[Plotting code records]

======

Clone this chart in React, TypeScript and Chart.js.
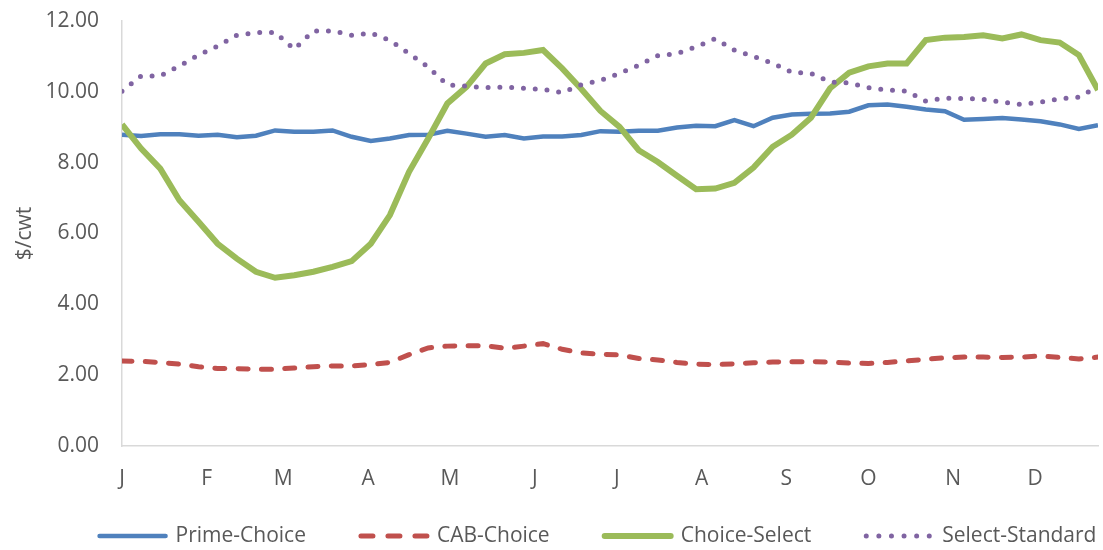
import React, { useEffect, useRef } from "react";
import { Chart, registerables } from "chart.js";

Chart.register(...registerables);

const monthLabels = ["J", "F", "M", "A", "M", "J", "J", "A", "S", "O", "N", "D"];
const monthStartDays = [0, 31, 59, 90, 120, 151, 181, 212, 243, 273, 304, 334];
const yTickValues = [0, 2, 4, 6, 8, 10, 12];

const seriesNames = ["Prime-Choice", "CAB-Choice", "Choice-Select", "Select-Standard"];

const primeChoice = [
  8.79, 8.75, 8.8, 8.8, 8.76, 8.79, 8.72, 8.76, 8.91, 8.87, 8.87, 8.91, 8.73,
  8.61, 8.68, 8.78, 8.79, 8.9, 8.82, 8.73, 8.78, 8.68, 8.74, 8.74, 8.78, 8.89,
  8.87, 8.9, 8.9, 8.99, 9.04, 9.03, 9.2, 9.03, 9.27, 9.36, 9.38, 9.39, 9.44,
  9.62, 9.64, 9.58, 9.5, 9.45, 9.21, 9.23, 9.26, 9.22, 9.17, 9.08, 8.95, 9.06,
];

const cabChoice = [
  2.4, 2.39, 2.36, 2.31, 2.24, 2.19, 2.18, 2.17, 2.17, 2.2, 2.24, 2.26, 2.26,
  2.3, 2.36, 2.58, 2.77, 2.82, 2.83, 2.83, 2.76, 2.82, 2.89, 2.73, 2.63, 2.59,
  2.57, 2.47, 2.43, 2.36, 2.31, 2.3, 2.32, 2.35, 2.37, 2.38, 2.38, 2.37, 2.34,
  2.33, 2.36, 2.4, 2.45, 2.49, 2.51, 2.51, 2.5, 2.51, 2.54, 2.5, 2.46, 2.51,
];

const choiceSelect = [
  9.08, 8.4, 7.83, 6.94, 6.33, 5.71, 5.29, 4.92, 4.75, 4.82, 4.92, 5.06, 5.22,
  5.71, 6.52, 7.74, 8.68, 9.67, 10.14, 10.8, 11.06, 11.1, 11.18, 10.66, 10.08, 9.46,
  9.01, 8.35, 8.02, 7.63, 7.25, 7.27, 7.43, 7.86, 8.45, 8.79, 9.27, 10.1, 10.54,
  10.72, 10.8, 10.8, 11.46, 11.53, 11.55, 11.6, 11.51, 11.62, 11.46, 11.39, 11.04, 10.05,
];

const selectStandard = [
  10.02, 10.45, 10.45, 10.73, 11.04, 11.29, 11.6, 11.67, 11.68, 11.2, 11.72, 11.72, 11.6,
  11.66, 11.45, 11.08, 10.7, 10.2, 10.16, 10.12, 10.13, 10.1, 10.07, 9.98, 10.2, 10.32,
  10.52, 10.75, 11.02, 11.08, 11.27, 11.5, 11.18, 11.0, 10.81, 10.55, 10.52, 10.28, 10.25,
  10.12, 10.05, 10.02, 9.74, 9.82, 9.81, 9.79, 9.71, 9.64, 9.71, 9.8, 9.85, 10.15,
];

const FONT = '"Open Sans", "Liberation Sans", sans-serif';
const TEXT_COLOR = "#595959";
const AXIS_COLOR = "#D9D9D9";

const toPoints = (values: number[]) => values.map((v, i) => ({ x: i, y: v }));

const legendStyles = [
  { width: 4.5, dash: [] as number[] },
  { width: 5, dash: [12, 15] },
  { width: 6, dash: [] as number[] },
  { width: 5, dash: [0, 12.6] },
];

const customLegend = {
  id: "customLegend",
  afterDraw(chart: any) {
    const ctx = chart.ctx as CanvasRenderingContext2D;
    ctx.save();
    ctx.font = `21px ${FONT}`;
    const symW = 66;
    const gapText = 10;
    const gapItem = 55;
    const items = chart.data.datasets.map((ds: any, i: number) => ({
      ds,
      style: legendStyles[i],
      w: ctx.measureText(ds.label).width,
    }));
    const total =
      items.reduce((s: number, it: any) => s + symW + gapText + it.w, 0) +
      gapItem * (items.length - 1);
    let x = 598 - total / 2;
    const y = 536;
    items.forEach((it: any) => {
      ctx.beginPath();
      ctx.strokeStyle = it.ds.borderColor;
      ctx.lineWidth = it.style.width;
      ctx.lineCap = "round";
      ctx.setLineDash(it.style.dash);
      ctx.moveTo(x, y);
      ctx.lineTo(x + symW, y);
      ctx.stroke();
      ctx.setLineDash([]);
      ctx.fillStyle = TEXT_COLOR;
      ctx.textBaseline = "middle";
      ctx.textAlign = "left";
      ctx.fillText(it.ds.label, x + symW + gapText, y);
      x += symW + gapText + it.w + gapItem;
    });
    ctx.restore();
  },
};

export default function App() {
  const canvasRef = useRef<HTMLCanvasElement | null>(null);

  useEffect(() => {
    if (!canvasRef.current) return;
    const chart = new Chart(canvasRef.current, {
      type: "line",
      data: {
        datasets: [
          {
            label: seriesNames[0],
            data: toPoints(primeChoice),
            borderColor: "#4F81BD",
            borderWidth: 4.5,
            pointRadius: 0,
            tension: 0,
            order: 4,
          },
          {
            label: seriesNames[1],
            data: toPoints(cabChoice),
            borderColor: "#C0504D",
            borderWidth: 5,
            borderDash: [10, 13.3],
            borderCapStyle: "round",
            pointRadius: 0,
            tension: 0,
            order: 3,
          },
          {
            label: seriesNames[2],
            data: toPoints(choiceSelect),
            borderColor: "#9BBB59",
            borderWidth: 6,
            pointRadius: 0,
            tension: 0,
            order: 2,
          },
          {
            label: seriesNames[3],
            data: toPoints(selectStandard),
            borderColor: "#8064A2",
            borderWidth: 5,
            borderDash: [0, 11.8],
            borderCapStyle: "round",
            pointRadius: 0,
            tension: 0,
            order: 1,
          },
        ],
      },
      options: {
        animation: false,
        responsive: false,
        layout: { padding: { left: 0, right: 5, top: 21, bottom: 61 } },
        plugins: {
          legend: { display: false },
          tooltip: { enabled: false },
        },
        scales: {
          x: {
            type: "linear",
            min: 0,
            max: primeChoice.length - 1,
            grid: { display: true, drawOnChartArea: false, drawTicks: false },
            border: { display: true, color: AXIS_COLOR, width: 1.5 },
            afterBuildTicks: (scale: any) => {
              scale.ticks = monthStartDays.map((d) => ({ value: d / 7 }));
            },
            afterFit: (scale: any) => {
              scale.height = 43;
              scale.paddingLeft = 0;
              scale.paddingRight = 0;
            },
            ticks: {
              autoSkip: false,
              maxRotation: 0,
              padding: 20,
              color: TEXT_COLOR,
              font: { family: FONT, size: 21 },
              callback: (value: any, index: number) => monthLabels[index],
            },
          },
          y: {
            min: 0,
            max: 12,
            grid: { display: true, drawOnChartArea: false, drawTicks: false },
            border: { display: true, color: AXIS_COLOR, width: 1.5 },
            afterBuildTicks: (scale: any) => {
              scale.ticks = yTickValues.map((v) => ({ value: v }));
            },
            afterFit: (scale: any) => {
              scale.width = 122;
              scale.paddingTop = 0;
              scale.paddingBottom = 0;
            },
            ticks: {
              padding: 23,
              color: TEXT_COLOR,
              font: { family: FONT, size: 21 },
              callback: (value: any) => Number(value).toFixed(2),
            },
            title: {
              display: true,
              text: "$/cwt",
              color: TEXT_COLOR,
              font: { family: FONT, size: 21 },
              padding: { top: 12, bottom: 0 },
            },
          },
        },
      },
      plugins: [customLegend],
    });
    return () => chart.destroy();
  }, []);

  return (
    <div style={{ position: "absolute", left: 0, top: 0, width: 1103, height: 550, background: "#fff" }}>
      <canvas ref={canvasRef} width={1103} height={550} style={{ display: "block" }} />
    </div>
  );
}
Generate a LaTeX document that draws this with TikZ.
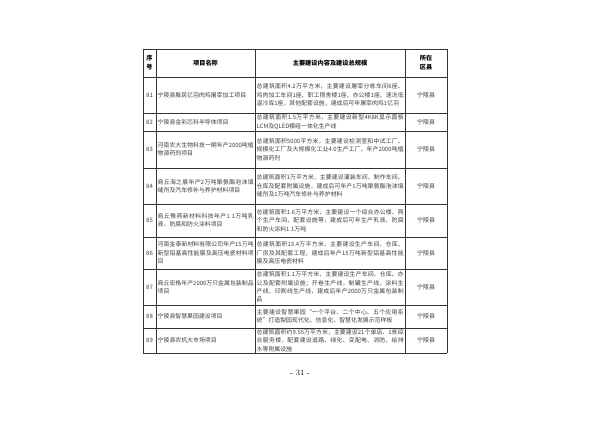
\documentclass[tikz,border=0pt]{standalone}
\usepackage{fontspec}
\newfontfamily\cjk{Noto Sans CJK SC}
\XeTeXlinebreaklocale "zh"
\XeTeXlinebreakskip=0pt plus 1pt
\begin{document}
\begin{tikzpicture}[x=1pt,y=-1pt,
  cell/.style={font=\cjk\fontsize{5.9}{8.4}\selectfont, inner sep=1pt, align=justify, anchor=west, text=black!75},
  ctr/.style={font=\cjk\fontsize{6.0}{9}\selectfont, inner sep=1pt, align=center, text=black!75},
  hd/.style={font=\cjk\bfseries\fontsize{6.2}{9}\selectfont, inner sep=1pt, align=center},
  grid/.style={line width=0.6pt, black!80}]
\useasboundingbox[fill=white] (0,0) rectangle (600,424);
\def\xa{143}\def\xb{156}\def\xc{255}\def\xd{405}\def\xe{447}
\foreach \y in {49,77,113,131,168,204,237,269,305,328,353}
  \draw[grid] (\xa,\y) -- (\xe,\y);
\foreach \x in {143,156,255,405,447}
  \draw[grid] (\x,49) -- (\x,353);
\node[hd] (h1) at (149.5,63) {序\\号};
\node[hd] (h2) at (205.5,63) {项目名称};
\node[hd] (h3) at (330,63) {主要建设内容及建设总规模};
\node[hd] (h4) at (426,63) {所在\\区县};
\newcommand\rowx[5]{%
  \node[ctr] (n#2) at (149.5,#1) {#2};
  \node[cell, text width=96pt] (p#2) at (\xb+0.5,#1) {#3};
  \node[cell, text width=147pt] (c#2) at (\xc+0.5,#1) {#4};
  \node[ctr] (d#2) at (426,#1) {#5};}
\rowx{95}{81}{宁陵县聚民亿羽肉鸡屠宰加工项目}{总建筑面积4.2万平方米，主要建设屠宰分栋车间6座、鸡肉加工车间1座、职工宿舍楼1座、办公楼1座、速冻低温冷库1座，其他配套设施，建成后可年屠宰肉鸡1亿羽}{宁陵县}
\rowx{122}{82}{宁陵县金彩芯科半导体项目}{总建筑面积1.5万平方米，主要建设新型4K8K显示面板LCM及QLED模组一体化生产线}{宁陵县}
\rowx{149.5}{83}{河南农大生物科技一期年产2000吨植物源药剂项目}{总建筑面积5000平方米，主要建设检测室和中试工厂、规模化工厂及大规模化工业4.0生产工厂，年产2000吨植物源药剂}{宁陵县}
\rowx{186}{84}{商丘海之晨年产2万吨聚氨酯泡沫填缝剂及汽车修补与养护材料项目}{总建筑面积1万平方米，主要建设灌装车间、制作车间、仓库及配套附属设施，建成后可年产1万吨聚氨酯泡沫填缝剂及1万吨汽车修补与养护材料}{宁陵县}
\rowx{220.5}{85}{商丘豫燕新材料科技年产1.1万吨乳液、防腐和防火涂料项目}{总建筑面积1.6万平方米，主要建设一个综合办公楼、两个生产车间、配套设施等，建成后可年生产乳液、防腐和防火涂料1.1万吨}{宁陵县}
\rowx{253}{86}{河南金泰新材料有限公司年产15万吨新型铝基高性能膜及高压电瓷材料项目}{总建筑面积13.4万平方米，主要建设生产车间、仓库、厂房及其配套工程，建成后年产15万吨新型铝基高性能膜及高压电瓷材料}{宁陵县}
\rowx{287}{87}{商丘宏格年产2000万只金属包装制品项目}{总建筑面积1.1万平方米，主要建设生产车间、仓库、办公及配套附属设施；开卷生产线，制罐生产线，涂料生产线，印刷线生产线，建成后年产2000万只金属包装制品}{宁陵县}
\rowx{316.5}{88}{宁陵县智慧果园建设项目}{主要建设智慧果园“一个平台、二个中心、五个应用系统”打造梨园现代化、信息化、智慧化发展示范样板}{宁陵县}
\rowx{340.5}{89}{宁陵县农机大市场项目}{总建筑面积约9.55万平方米，主要建设21个单店、1栋综合服务楼，配套建设道路、绿化、变配电、消防、给排水等附属设施}{宁陵县}
\node[font=\fontsize{8}{9}\selectfont] (pg) at (300,373) {- 31 -};
\end{tikzpicture}
\end{document}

======

Short problem: Pick out each line above that includes "React" and show it.

Task answer:
Clone this chart in React, TypeScript and Chart.js.
import React, { useEffect, useRef } from "react";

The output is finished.